To celebrate Pacific Islander Heritage Month, the Utah Tech Pasefika Student Union and Utah Tech Student Association partnered together to host an evening full of performances, food and culture April 17.

Pacific Islander Heritage Month begins in May, but since we will not be in session, the event was held early. On the website, this month is described as “paying tribute to the generations of Asian and Pacific Islanders who have enriched America’s history and are instrumental in its future success.”

“These events are really eye-opening to learn about a different culture,” Zamets, a junior sociology major from Riverside, California, said.

The night began with the handing out of leis as people entered through the gates. A lei is any series of objects strung together as a symbol of love, friendship, celebration, honor or greeting.

This was a way to welcome students and community members to the luau, while also sharing a little piece of education. Additionally, there was an informational table on traditional Polynesian leis available.

Food was then served through catering of Island Grinds to the guests as they waited for the performances to begin. Along with the catering, a drink bar was open where flavored mocktails were served with festive names like Honolulu and Aloha.

Another student, Saige Murray, a freshman radiography major from Brigham City, has been to luaus before, which inspired her to come to this event.

“They [luaus] are super fun and it’s really cool to see the dancers,” Murray said. “It’s fun seeing different parts of a culture and then trying different types of food.”

She said she also enjoys these events because she can meet new people and see a whole different side of campus she never knew.

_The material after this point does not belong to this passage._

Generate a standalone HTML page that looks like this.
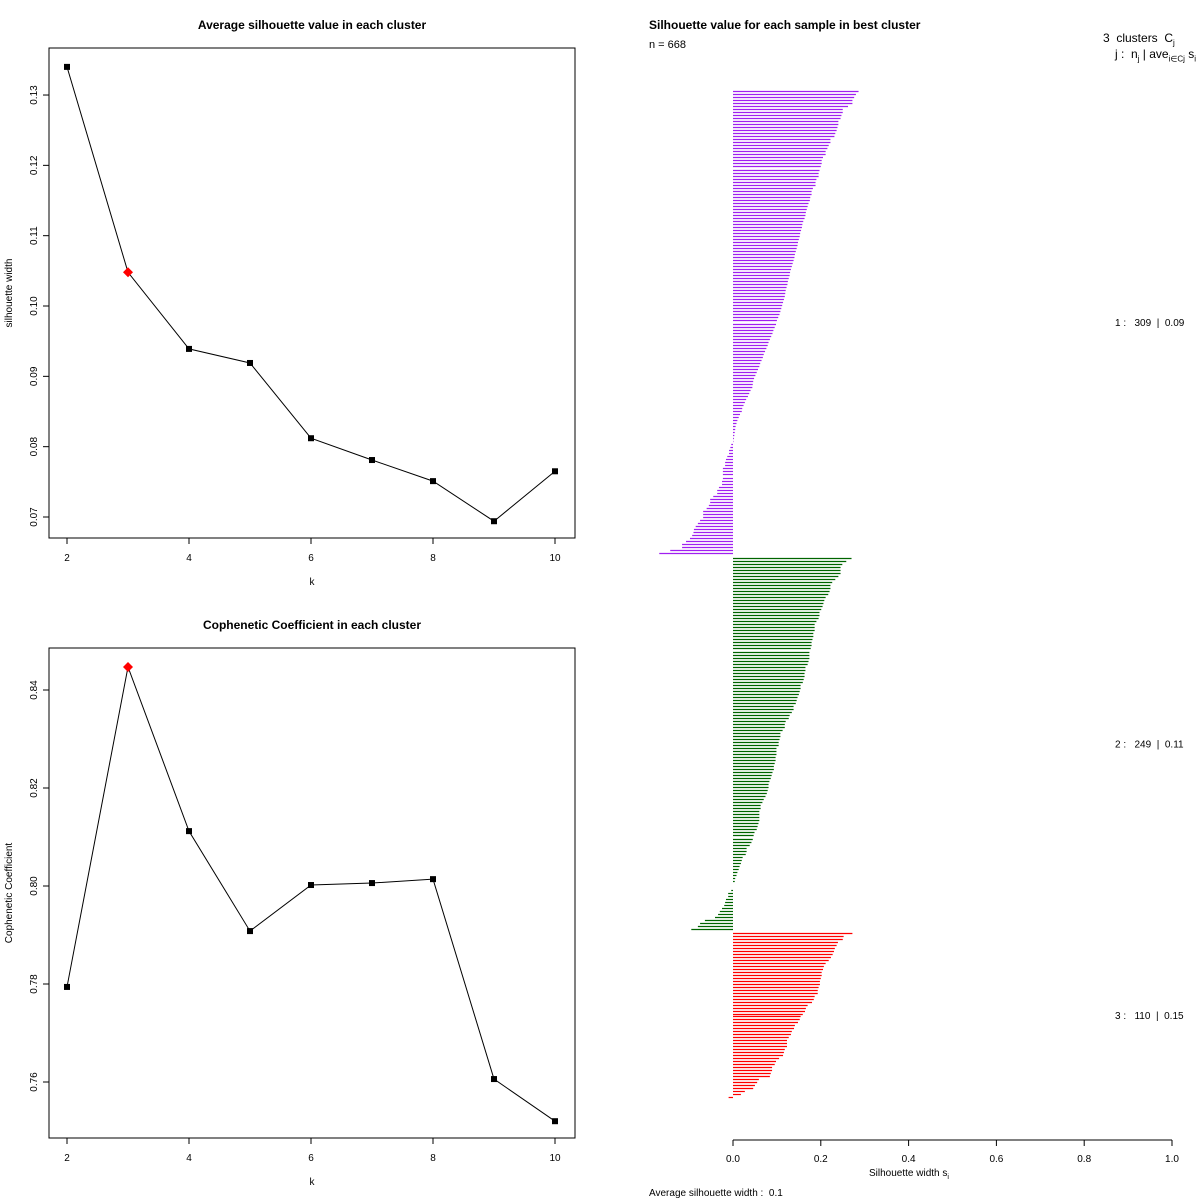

On top of receiving leis and enjoying food, multiple performances occurred throughout the night by PSU to represent culture through song and dance.

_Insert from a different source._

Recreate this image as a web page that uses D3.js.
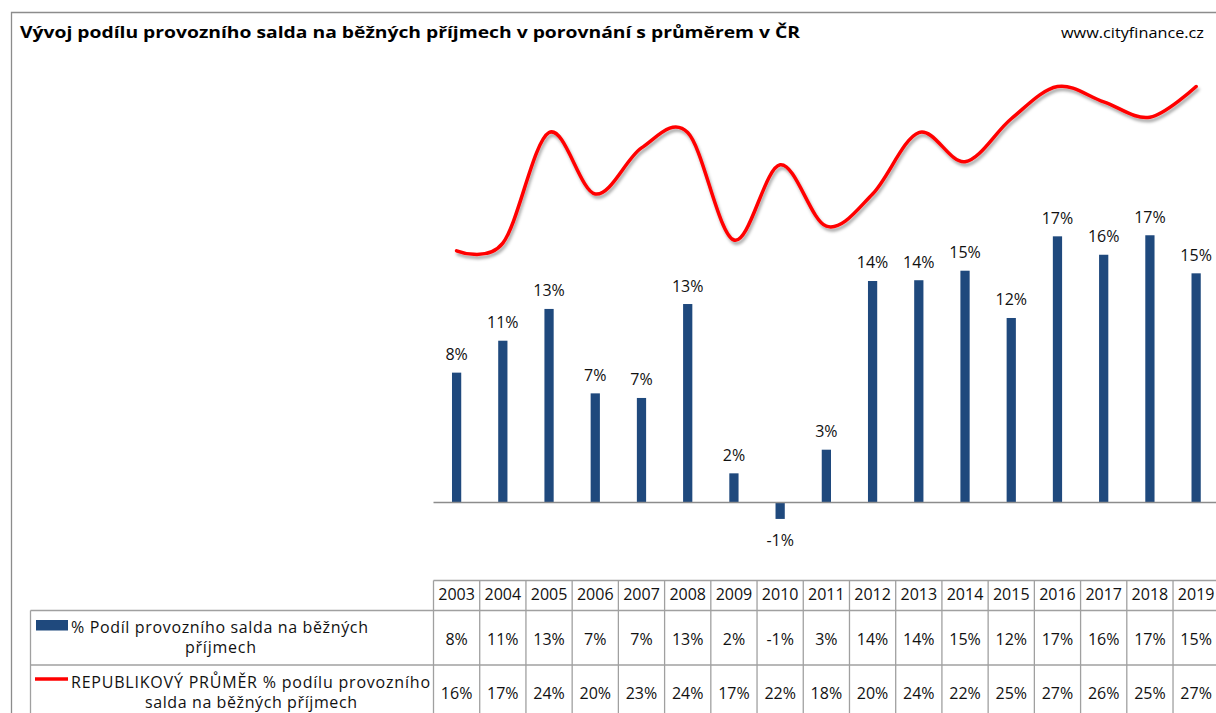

Annabelle Talivaa is a member of PSU and was one of the dancers in the Samoan Siva performance. During the performance, Talivaa and her fellow dancers were dressed in bright colors to represent their culture.

“It’s been a lot of hours and hours of practicing to make sure we’re lining up and in sync together,” Talivaa said.

The final performance of the night was a Tau’olunga, which is where one girl dances in a semi-circle of friends, fellow performers and family members. Different chants and applause were shouted as they encouraged her on for the closing number. For Talivaa, this was her favorite part of the evening.

Following this performance, the dance floor opened and audience members joined the stage to dance the evening away.

Talivaa said: “It was nice to see my family come out and support us. In fact, other people too…help[ed] support and represent my culture.”